GIVEN REQUEST
Every line holding the string "this" should be gathered.

SUPPLIED ENTRIES

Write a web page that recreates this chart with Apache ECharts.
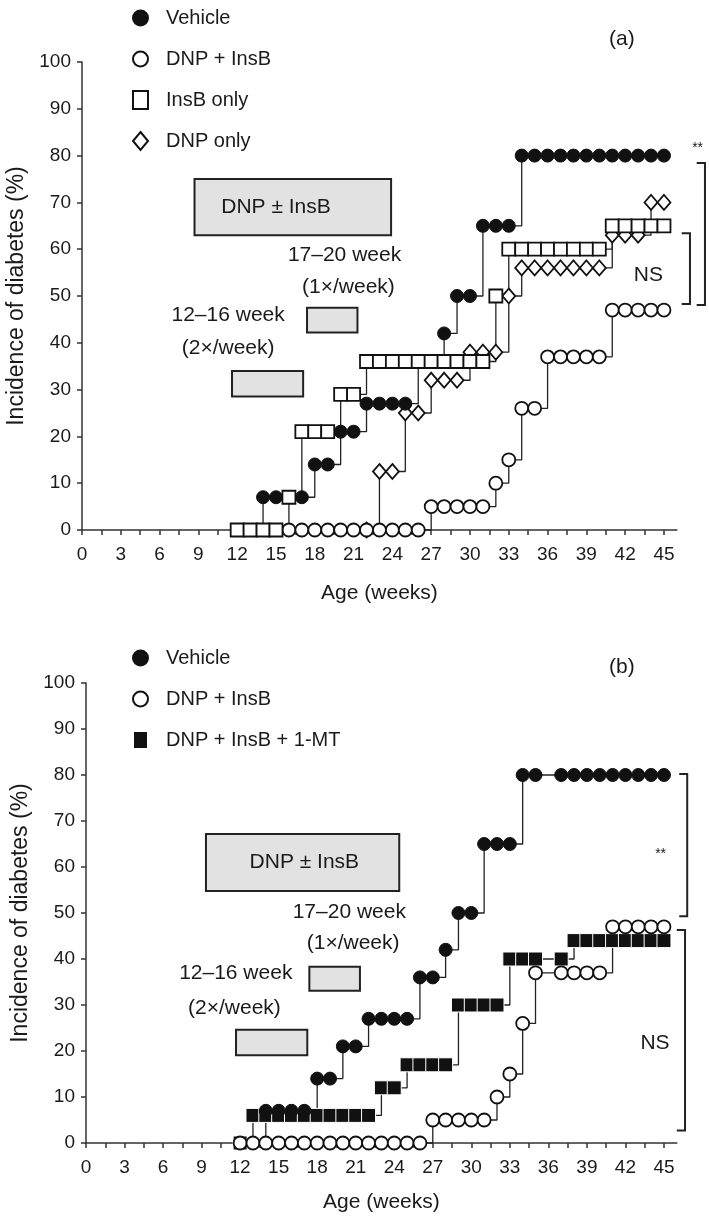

==

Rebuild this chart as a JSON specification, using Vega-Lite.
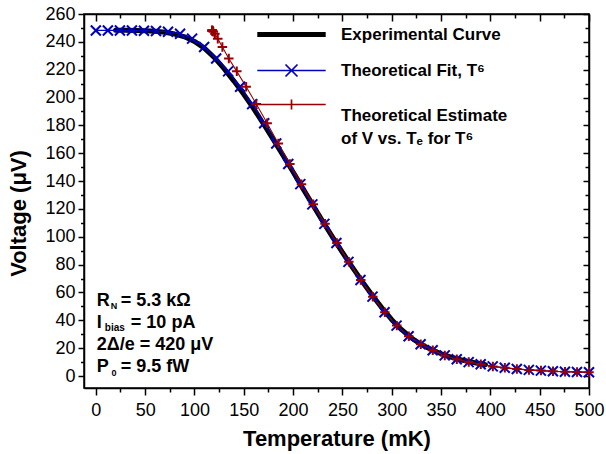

==

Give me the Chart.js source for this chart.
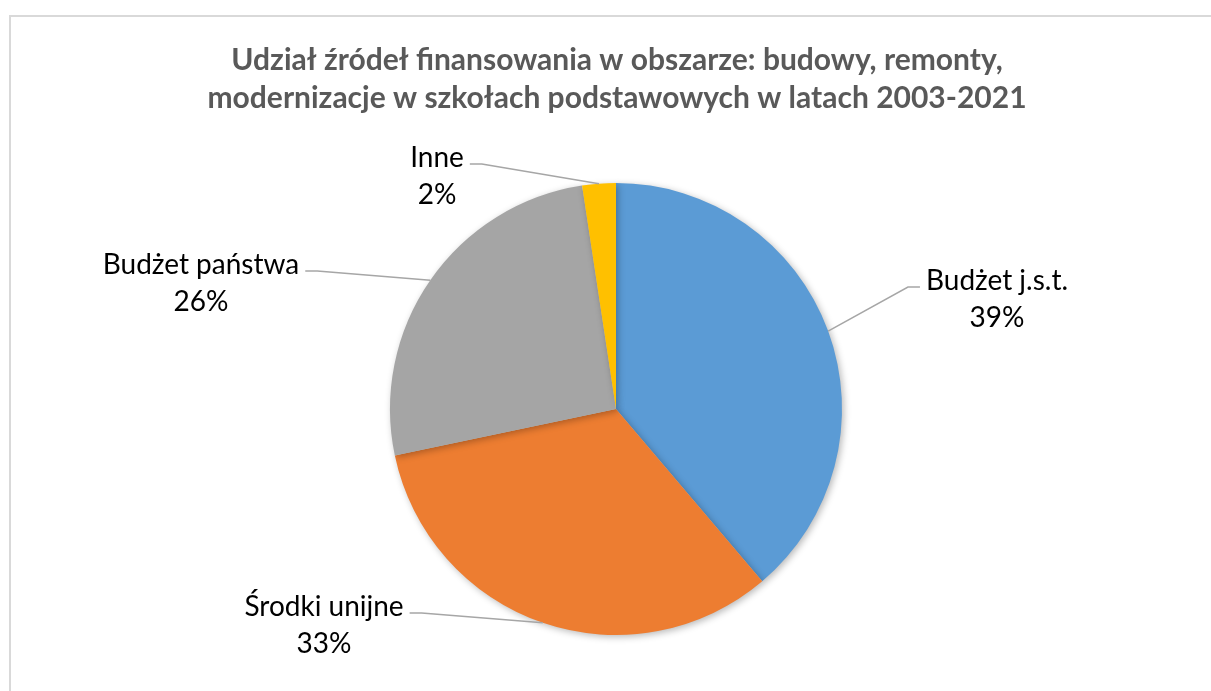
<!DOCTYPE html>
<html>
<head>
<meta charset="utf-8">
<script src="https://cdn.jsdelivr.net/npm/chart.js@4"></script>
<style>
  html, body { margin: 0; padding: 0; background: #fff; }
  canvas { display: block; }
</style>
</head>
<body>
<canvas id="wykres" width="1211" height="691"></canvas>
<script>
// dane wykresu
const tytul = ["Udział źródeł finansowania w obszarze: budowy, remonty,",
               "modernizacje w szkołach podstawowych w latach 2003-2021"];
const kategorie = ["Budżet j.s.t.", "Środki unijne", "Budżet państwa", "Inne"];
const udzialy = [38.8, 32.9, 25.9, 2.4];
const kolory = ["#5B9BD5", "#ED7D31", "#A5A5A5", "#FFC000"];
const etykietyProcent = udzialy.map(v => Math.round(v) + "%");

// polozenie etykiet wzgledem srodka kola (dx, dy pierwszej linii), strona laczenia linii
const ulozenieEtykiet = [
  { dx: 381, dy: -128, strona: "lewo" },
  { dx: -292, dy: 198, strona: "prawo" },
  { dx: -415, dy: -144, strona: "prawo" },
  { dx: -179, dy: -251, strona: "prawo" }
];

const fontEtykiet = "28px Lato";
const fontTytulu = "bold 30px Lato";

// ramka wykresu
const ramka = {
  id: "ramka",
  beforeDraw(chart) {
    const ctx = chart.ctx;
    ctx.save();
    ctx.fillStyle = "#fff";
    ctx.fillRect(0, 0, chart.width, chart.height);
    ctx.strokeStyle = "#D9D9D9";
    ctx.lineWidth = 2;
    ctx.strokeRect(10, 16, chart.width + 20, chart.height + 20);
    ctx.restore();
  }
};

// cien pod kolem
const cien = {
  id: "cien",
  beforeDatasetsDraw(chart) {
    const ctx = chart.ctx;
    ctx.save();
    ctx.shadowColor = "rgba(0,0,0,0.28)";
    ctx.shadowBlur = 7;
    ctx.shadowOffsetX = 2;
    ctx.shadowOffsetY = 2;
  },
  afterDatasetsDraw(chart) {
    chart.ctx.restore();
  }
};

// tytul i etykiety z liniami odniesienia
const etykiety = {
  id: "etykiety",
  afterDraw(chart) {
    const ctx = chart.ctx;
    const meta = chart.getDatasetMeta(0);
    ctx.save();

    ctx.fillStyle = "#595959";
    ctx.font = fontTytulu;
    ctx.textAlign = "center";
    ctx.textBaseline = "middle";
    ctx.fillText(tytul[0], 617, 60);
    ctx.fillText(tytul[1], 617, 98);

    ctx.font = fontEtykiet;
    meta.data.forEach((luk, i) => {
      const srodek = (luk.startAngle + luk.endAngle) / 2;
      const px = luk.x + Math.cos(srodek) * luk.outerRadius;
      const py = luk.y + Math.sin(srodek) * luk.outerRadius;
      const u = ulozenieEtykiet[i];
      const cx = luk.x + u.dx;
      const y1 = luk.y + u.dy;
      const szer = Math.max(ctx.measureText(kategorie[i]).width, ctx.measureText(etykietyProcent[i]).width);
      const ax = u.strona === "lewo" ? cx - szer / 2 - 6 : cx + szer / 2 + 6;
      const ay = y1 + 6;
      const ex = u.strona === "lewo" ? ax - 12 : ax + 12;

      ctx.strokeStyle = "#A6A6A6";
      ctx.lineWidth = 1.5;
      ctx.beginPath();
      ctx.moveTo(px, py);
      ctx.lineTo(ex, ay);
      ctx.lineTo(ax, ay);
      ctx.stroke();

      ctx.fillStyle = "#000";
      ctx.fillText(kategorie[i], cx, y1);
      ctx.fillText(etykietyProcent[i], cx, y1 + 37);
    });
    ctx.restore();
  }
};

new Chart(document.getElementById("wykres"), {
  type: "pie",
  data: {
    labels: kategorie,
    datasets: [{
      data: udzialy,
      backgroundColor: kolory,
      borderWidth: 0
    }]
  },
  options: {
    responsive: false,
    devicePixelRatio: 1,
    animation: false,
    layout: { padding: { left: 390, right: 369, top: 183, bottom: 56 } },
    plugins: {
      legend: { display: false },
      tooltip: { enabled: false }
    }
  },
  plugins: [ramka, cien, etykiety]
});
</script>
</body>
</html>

ANSWER
Write a web page that recreates this chart with Apache ECharts.
Rebuild this chart as a JSON specification, using Vega-Lite.
Give me the Chart.js source for this chart.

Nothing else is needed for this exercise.